Stanley Kubrick e o objeto de arte futurista que será fatal para a mulher dos gatos

  • Durante a cena em que Alex (Malcolm McDowell) é submetido ao tratamento Ludovico, o ator arranhou a córnea e ficou temporariamente cego. Revendo as cenas não é de surpreender. O cara recebe garras de metal para manter os olhos abertos.
  • O médico que acompanha Alex durante o tratamento no filme era realmente médico e estava lá por motivos de segurança para o protagonista.
  • Malcolm também teve costelas quebradas durante a filmagem da cena de humilhação após o tratamento.
  • Malcolm quase se afogou de verdade devido a uma falha no equipamento que o ajudaria a respirar, na cena em que os seus ex-“droogies” — naquele momento já no cargo de policiais — o encontram e o submetem a uma tortura em uma banheira.
  • Stanley Kubrick propositalmente cometeu alguns erros de continuidade em Laranja Mecânica. Os pratos em cima das mesa trocam de posição e  o nível de vinho nas garrafas muda em diversas tomadas, com a intenção de causar desorientação ao espectador.
  • O filme foi retirado de cartaz no Reino Unido a mando de Stanley Kubrick. Irritado com as críticas recebidas, de que Laranja Mecânica seria muito violento, Kubrick declarou que o filme apenas seria exibido lá após sua morte, ocorrida em 1999.
  • A linguagem utilizada por Alex, chamada de nadsat, foi inventada pelo autor Anthony Burgess, que misturou palavras em inglês, em russo e gírias.
  • A cobra foi colocada nas filmagens após o diretor Stanley Kubrick descobrir que Malcolm McDowell tinha medo delas.
  • A música de Beethoven que perpassa todo o filme foi executada no revolucionário “sintetizador” de Walter Carlos. Depois, famoso, o moço mudou de sexo, rebatizando-se como Wendy Carlos.
  • No livro, o sobrenome de Alex não é revelado em momento algum. Comenta-se que DeLarge seja uma referência a um momento no livro em que Alex chama a si mesmo de “Alexander the Large”.

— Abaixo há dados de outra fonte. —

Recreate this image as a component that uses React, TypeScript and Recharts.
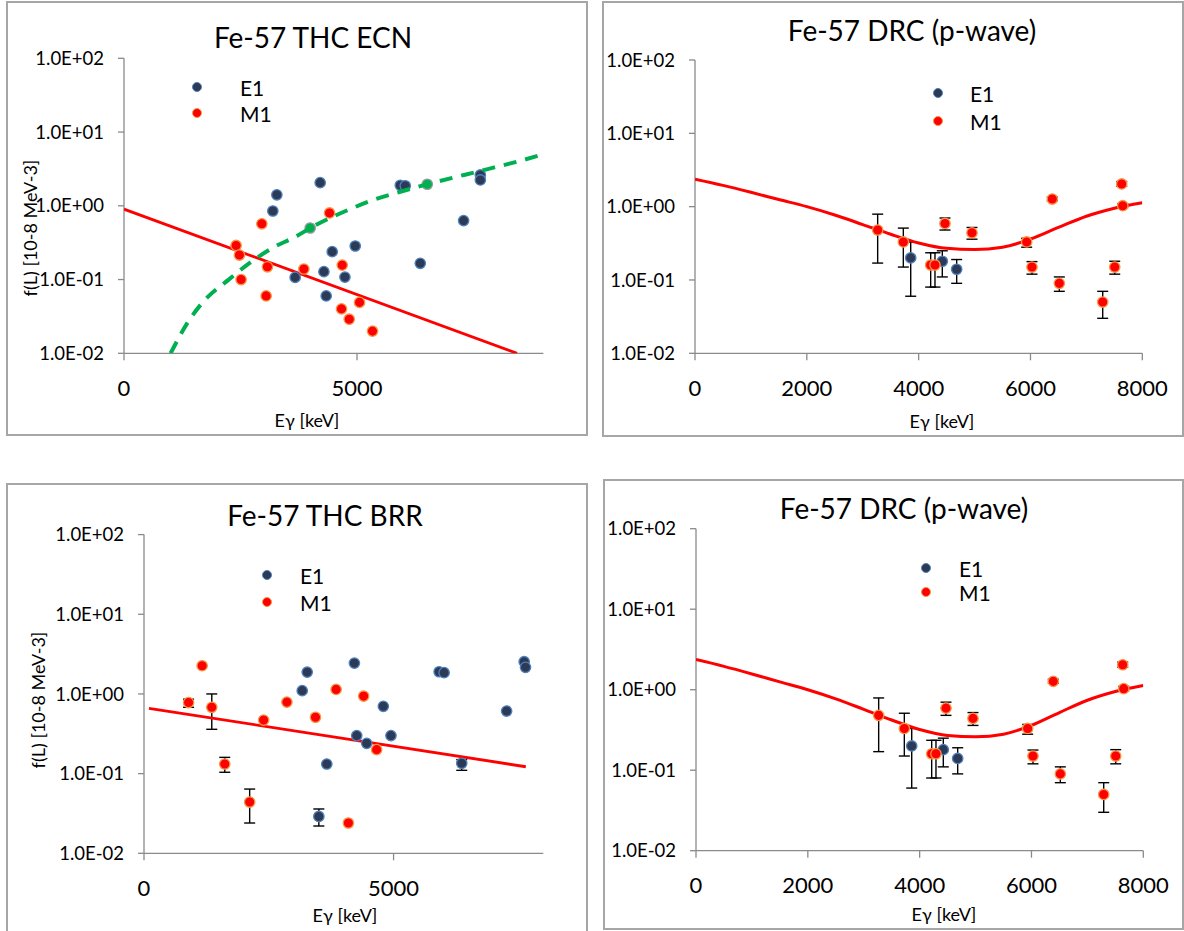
import React from 'react';
import { ScatterChart, Scatter, XAxis, YAxis, ErrorBar, Legend } from 'recharts';

const FONT = 'Lato, "Open Sans", sans-serif';

// ---- Fe-57 THC ECN ----
const ECN_E1_E = [3194, 3280, 3673, 4210, 4290, 4339, 4468, 4741, 4962, 5929, 6036, 6358, 7288, 7647, 7647];
const ECN_E1_F = [0.85, 1.41, 0.107, 2.06, 0.128, 0.06, 0.239, 0.108, 0.285, 1.9, 1.87, 0.166, 0.63, 2.62, 2.24];
const ECN_M1_E = [2406, 2477, 2513, 2958, 3050, 3078, 3860, 4410, 4668, 4683, 4833, 5054, 5333];
const ECN_M1_F = [0.29, 0.215, 0.1, 0.57, 0.06, 0.149, 0.139, 0.8, 0.04, 0.157, 0.029, 0.049, 0.02];
const ECN_GREY_E = [3995, 6508];
const ECN_GREY_F = [0.5, 1.96];
const ECN_FIT_E = [0, 8434];
const ECN_FIT_F = [0.9, 0.01];
const ECN_GDR_E = [1000, 1380, 1700, 2240, 2670, 3170, 3710, 4000, 4850, 5350, 5930, 6510, 7720, 8430, 9000];
const ECN_GDR_F = [0.01, 0.027, 0.05, 0.099, 0.163, 0.265, 0.39, 0.5, 0.9, 1.2, 1.55, 1.96, 3.05, 3.96, 5.0];

// ---- Fe-57 THC BRR ----
const BRR_E1_E = [3170, 3270, 3503, 3662, 4215, 4262, 4462, 4795, 4948, 5913, 6013, 6366, 7265, 7617, 7644];
const BRR_E1_F = [1.1, 1.88, 0.029, 0.132, 2.44, 0.3, 0.24, 0.7, 0.3, 1.9, 1.85, 0.135, 0.61, 2.54, 2.16];
const BRR_E1_LO = [null, null, 0.022, null, null, null, null, null, null, null, null, 0.11, null, null, null];
const BRR_E1_HI = [null, null, 0.036, null, null, null, null, null, null, null, null, 0.15, null, null, null];
const BRR_M1_E = [893, 1165, 1358, 1618, 2117, 2397, 2863, 3436, 3849, 4095, 4401, 4661];
const BRR_M1_F = [0.78, 2.26, 0.68, 0.132, 0.044, 0.47, 0.79, 0.51, 1.14, 0.024, 0.94, 0.2];
const BRR_M1_LO = [0.68, null, 0.36, 0.104, 0.024, null, null, null, null, null, null, null];
const BRR_M1_HI = [0.86, null, 1.0, 0.16, 0.064, null, null, null, null, null, null, null];
const BRR_FIT_E = [100, 7650];
const BRR_FIT_F = [0.66, 0.122];

// ---- Fe-57 DRC (p-wave) ----
const DRC_E1_E = [3858, 4423, 4680];
const DRC_E1_F = [0.2, 0.18, 0.14];
const DRC_E1_LO = [0.06, 0.11, 0.09];
const DRC_E1_HI = [0.33, 0.25, 0.19];
const DRC_M1_E = [3267, 3726, 4215, 4292, 4471, 4954, 5932, 6027, 6390, 6516, 7292, 7507, 7632, 7650];
const DRC_M1_F = [0.48, 0.33, 0.16, 0.16, 0.59, 0.44, 0.33, 0.15, 1.27, 0.09, 0.05, 0.15, 2.04, 1.03];
const DRC_M1_LO = [0.17, 0.15, 0.08, 0.08, 0.48, 0.36, 0.28, 0.12, 1.2, 0.07, 0.03, 0.12, 1.9, 0.97];
const DRC_M1_HI = [0.79, 0.51, 0.235, 0.235, 0.7, 0.52, 0.37, 0.178, 1.35, 0.11, 0.07, 0.18, 2.2, 1.1];
const DRC_FIT_E = [0, 500, 1000, 1500, 2000, 2500, 3000, 3500, 4000, 4500, 5000, 5500, 6000, 6500, 7000, 7500, 8000];
const DRC_FIT_F = [2.37, 1.95, 1.57, 1.25, 1.0, 0.77, 0.57, 0.42, 0.32, 0.27, 0.26, 0.28, 0.36, 0.52, 0.74, 0.95, 1.13];

const Y_TICKS = [0.01, 0.1, 1, 10, 100];
const X_TICKS_5K = [0, 5000];
const X_TICKS_2K = [0, 2000, 4000, 6000, 8000];
const LEGEND_ITEMS = [
  { name: 'E1', fill: '#2c3a55', stroke: '#4f81bd' },
  { name: 'M1', fill: '#ff0000', stroke: '#f79646' },
];

type Pt = { x: number; y: number; err: [number, number] | null };

function toPoints(e: number[], f: number[], lo?: (number | null)[], hi?: (number | null)[]): Pt[] {
  return e.map((x, i) => {
    const l = lo ? lo[i] : null;
    const h = hi ? hi[i] : null;
    return { x, y: f[i], err: l != null && h != null ? [f[i] - l, h - f[i]] : null };
  });
}

const sci = (v: number) => {
  const e = Math.round(Math.log10(v));
  return `1.0E${e < 0 ? '-' : '+'}${String(Math.abs(e)).padStart(2, '0')}`;
};

const dot = (fill: string, stroke: string) => (p: any) =>
  <circle cx={p.cx} cy={p.cy} r={5.2} fill={fill} stroke={stroke} strokeWidth={1.3} />;
const blueDot = dot('#2c3a55', '#4f81bd');
const redDot = dot('#ff0000', '#f79646');
const greyDot = dot('#00b050', '#9a9a9a');
const noDot = () => <g />;

const ecnE1 = toPoints(ECN_E1_E, ECN_E1_F);
const ecnM1 = toPoints(ECN_M1_E, ECN_M1_F);
const ecnGrey = toPoints(ECN_GREY_E, ECN_GREY_F);
const ecnFit = toPoints(ECN_FIT_E, ECN_FIT_F);
const ecnGdr = toPoints(ECN_GDR_E, ECN_GDR_F);
const brrE1 = toPoints(BRR_E1_E, BRR_E1_F, BRR_E1_LO, BRR_E1_HI);
const brrM1 = toPoints(BRR_M1_E, BRR_M1_F, BRR_M1_LO, BRR_M1_HI);
const brrFit = toPoints(BRR_FIT_E, BRR_FIT_F);
const drcE1 = toPoints(DRC_E1_E, DRC_E1_F, DRC_E1_LO, DRC_E1_HI);
const drcM1 = toPoints(DRC_M1_E, DRC_M1_F, DRC_M1_LO, DRC_M1_HI);
const drcFit = toPoints(DRC_FIT_E, DRC_FIT_F);

type Box = { l: number; t: number; r: number; b: number };
type Plot = { x0: number; x1: number; y0: number; y1: number };
type At = { x: number; y: number };

interface PanelProps {
  box: Box;
  plot: Plot;
  xMax: number;
  xTicks: number[];
  title: string;
  titleAt: At;
  xTitleAt: At;
  yTitleAt?: At;
  legendDot: At;
  legendTextX: number;
  legendRow: number;
  children: React.ReactNode;
}

const centered = (at: At, size: number, extra: React.CSSProperties = {}): React.CSSProperties => ({
  position: 'absolute',
  left: at.x,
  top: at.y,
  transform: 'translate(-50%, -50%)',
  fontSize: size,
  lineHeight: 1,
  whiteSpace: 'nowrap',
  color: '#000',
  ...extra,
});

function Panel({ box, plot, xMax, xTicks, title, titleAt, xTitleAt, yTitleAt, legendDot, legendTextX, legendRow, children }: PanelProps) {
  const W = box.r - box.l;
  const H = box.b - box.t;
  const margin = {
    left: plot.x0 - box.l - 1,
    top: plot.y0 - box.t,
    right: box.r - plot.x1,
    bottom: box.b - plot.y1 - 1,
  };
  const legendContent = () => (
    <div style={{ position: 'relative', width: 90, height: legendRow * 2, fontFamily: FONT, fontSize: 21 }}>
      {LEGEND_ITEMS.map((it, i) => (
        <div
          key={it.name}
          style={{ position: 'absolute', left: 0, top: i * legendRow, height: legendRow, display: 'flex', alignItems: 'center' }}
        >
          <span
            style={{
              width: 10.4,
              height: 10.4,
              borderRadius: '50%',
              background: it.fill,
              border: `1.3px solid ${it.stroke}`,
              boxSizing: 'border-box',
              display: 'inline-block',
            }}
          />
          <span style={{ marginLeft: legendTextX - legendDot.x - 5.2, lineHeight: 1, color: '#000' }}>{it.name}</span>
        </div>
      ))}
    </div>
  );

  return (
    <>
      <div
        style={{
          position: 'absolute',
          left: box.l,
          top: box.t,
          width: W,
          height: H,
          border: '2px solid #a6a6a6',
          boxSizing: 'border-box',
        }}
      />
      <div style={{ position: 'absolute', left: box.l, top: box.t, width: W, height: H }}>
        <ScatterChart width={W} height={H} margin={margin}>
          <XAxis
            type="number"
            dataKey="x"
            domain={[0, xMax]}
            ticks={xTicks}
            height={1}
            tickSize={7}
            tickMargin={20}
            axisLine={{ stroke: '#8a8a8a', strokeWidth: 1.3 }}
            tickLine={{ stroke: '#8a8a8a', strokeWidth: 1.3 }}
            tick={{ fontSize: 22, fill: '#000', fontFamily: FONT }}
            allowDataOverflow
          />
          <YAxis
            type="number"
            dataKey="y"
            scale="log"
            domain={[0.01, 100]}
            ticks={Y_TICKS}
            width={1}
            tickSize={6}
            tickMargin={14}
            tickFormatter={sci}
            axisLine={{ stroke: '#8a8a8a', strokeWidth: 1.3 }}
            tickLine={{ stroke: '#8a8a8a', strokeWidth: 1.3 }}
            tick={{ fontSize: 18.5, fill: '#000', fontFamily: FONT }}
            allowDataOverflow
          />
          <Legend
            layout="vertical"
            align="center"
            verticalAlign="middle"
            wrapperStyle={{ left: legendDot.x - 5.2 - box.l, top: legendDot.y - legendRow / 2 - box.t, width: 90 }}
            content={legendContent}
          />
          {children}
        </ScatterChart>
      </div>
      <div style={centered(titleAt, 28)}>{title}</div>
      <div style={centered(xTitleAt, 18)}>Eγ [keV]</div>
      {yTitleAt && (
        <div style={centered(yTitleAt, 18, { transform: 'translate(-50%, -50%) rotate(-90deg)' })}>
          f(L) [10-8 MeV-3]
        </div>
      )}
    </>
  );
}

const errBar = (
  <ErrorBar dataKey="err" direction="y" width={5.5} stroke="#000" strokeWidth={1.4} isAnimationActive={false} />
);

function drcSeries() {
  return [
    <Scatter key="fit" data={drcFit} shape={noDot} line={{ stroke: '#ff0000', strokeWidth: 3 }} lineJointType="monotoneX" legendType="none" isAnimationActive={false} />,
    <Scatter key="e1" name="E1" data={drcE1} shape={blueDot} isAnimationActive={false}>
      {errBar}
    </Scatter>,
    <Scatter key="m1" name="M1" data={drcM1} shape={redDot} isAnimationActive={false}>
      {errBar}
    </Scatter>,
  ];
}

export default function App() {
  return (
    <div
      style={{
        position: 'absolute',
        left: 0,
        top: 0,
        width: 1184,
        height: 931,
        overflow: 'hidden',
        background: '#fff',
        fontFamily: FONT,
      }}
    >
      <Panel
        box={{ l: 6, t: 1, r: 588, b: 436 }}
        plot={{ x0: 124, x1: 543.4, y0: 58.3, y1: 353.3 }}
        xMax={9000}
        xTicks={X_TICKS_5K}
        title="Fe-57 THC ECN"
        titleAt={{ x: 313, y: 37 }}
        xTitleAt={{ x: 307, y: 420 }}
        yTitleAt={{ x: 30, y: 228 }}
        legendDot={{ x: 197, y: 87 }}
        legendTextX={240}
        legendRow={26}
      >
        <Scatter data={ecnFit} shape={noDot} line={{ stroke: '#ff0000', strokeWidth: 2.8 }} legendType="none" isAnimationActive={false} />
        <Scatter name="E1" data={ecnE1} shape={blueDot} isAnimationActive={false} />
        <Scatter name="M1" data={ecnM1} shape={redDot} isAnimationActive={false} />
        <Scatter data={ecnGrey} shape={greyDot} legendType="none" isAnimationActive={false} />
        <Scatter
          data={ecnGdr}
          shape={noDot}
          line={{ stroke: '#00b050', strokeWidth: 4, strokeDasharray: '13 9' }}
          lineJointType="monotoneX"
          legendType="none"
          isAnimationActive={false}
        />
      </Panel>

      <Panel
        box={{ l: 602, t: 1, r: 1184, b: 437 }}
        plot={{ x0: 695, x1: 1142.3, y0: 60, y1: 353.3 }}
        xMax={8000}
        xTicks={X_TICKS_2K}
        title="Fe-57 DRC (p-wave)"
        titleAt={{ x: 912, y: 30 }}
        xTitleAt={{ x: 942, y: 421 }}
        legendDot={{ x: 938, y: 93 }}
        legendTextX={970}
        legendRow={28}
      >
        {drcSeries()}
      </Panel>

      <Panel
        box={{ l: 6, t: 483, r: 588, b: 945 }}
        plot={{ x0: 144, x1: 543.3, y0: 534.6, y1: 853.3 }}
        xMax={8000}
        xTicks={X_TICKS_5K}
        title="Fe-57 THC BRR"
        titleAt={{ x: 325, y: 515 }}
        xTitleAt={{ x: 345, y: 915 }}
        yTitleAt={{ x: 38, y: 700 }}
        legendDot={{ x: 267, y: 575 }}
        legendTextX={300}
        legendRow={27}
      >
        <Scatter data={brrFit} shape={noDot} line={{ stroke: '#ff0000', strokeWidth: 2.8 }} legendType="none" isAnimationActive={false} />
        <Scatter name="E1" data={brrE1} shape={blueDot} isAnimationActive={false}>
          {errBar}
        </Scatter>
        <Scatter name="M1" data={brrM1} shape={redDot} isAnimationActive={false}>
          {errBar}
        </Scatter>
      </Panel>

      <Panel
        box={{ l: 603, t: 479, r: 1184, b: 930 }}
        plot={{ x0: 696, x1: 1143.3, y0: 528.7, y1: 850.7 }}
        xMax={8000}
        xTicks={X_TICKS_2K}
        title="Fe-57 DRC (p-wave)"
        titleAt={{ x: 904, y: 508 }}
        xTitleAt={{ x: 944, y: 914 }}
        legendDot={{ x: 926, y: 568 }}
        legendTextX={959}
        legendRow={24}
      >
        {drcSeries()}
      </Panel>
    </div>
  );
}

  • O orçamento total do filme foi de apenas US$ 2 milhões.
  • Stanley Kubrick certa vez declarou que, se não pudesse contar com Malcolm McDowell, provavelmente não teria feito Laranja Mecânica.
  • A canção Singing in the Rain, cantada por Alex durante a cena em que ele e seus colegas violentam uma mulher na frente de seu marido, só está no filme porque esta era a única música que Malcolm McDowell sabia cantar por inteiro.
  • O filme foi proibido no Brasil na época do lançamento, mas liberado depois de alguns anos com a condição de que a genitália da mulher na cena de estupro fosse encoberta por meio de manchas pretas sobrepostas à cena. Quem assistiu ao filme naquela época pôde perceber que tais “manchas pretas” nem sempre acompanhavam a vagina com os pêlos pubianos. Isso sem contar que a censura era de 18 anos. Tais acontecimentos no Brasil serviram para a que a oposição ao governo militar ridicularizasse a censura.
  • Durante a Copa do Mundo de 1974, disputada na Alemanha Ocidental, graças ao seu futebol envolvente, revolucionário e taticamente perfeito, a Seleção Holandesa de Futebol foi batizada pelos jornalistas europeus de Laranja Mecânica. A “Laranja” faz referência também ao vistoso equipamento utilizado por essa lendária seleção de futebol, comandada por Johan Cruijff e Rinus Michels.
  • Na cena em que Alex está em uma loja de discos, pode-se notar que um dos discos que está na prateleira da loja, na fileira central, é o da trilha sonora do filme 2001: Uma Odisséia no Espaço, além do Magical Mystery Tour dos Beatles e Atom Heart Mother do Pink Floyd.
  • A banda Sepultura lançou, no início de 2009, o álbum A-lex, inspirado inteiramente no livro. Inclusive todos os títulos das músicas têm relação com a obra de Anthony Burgess.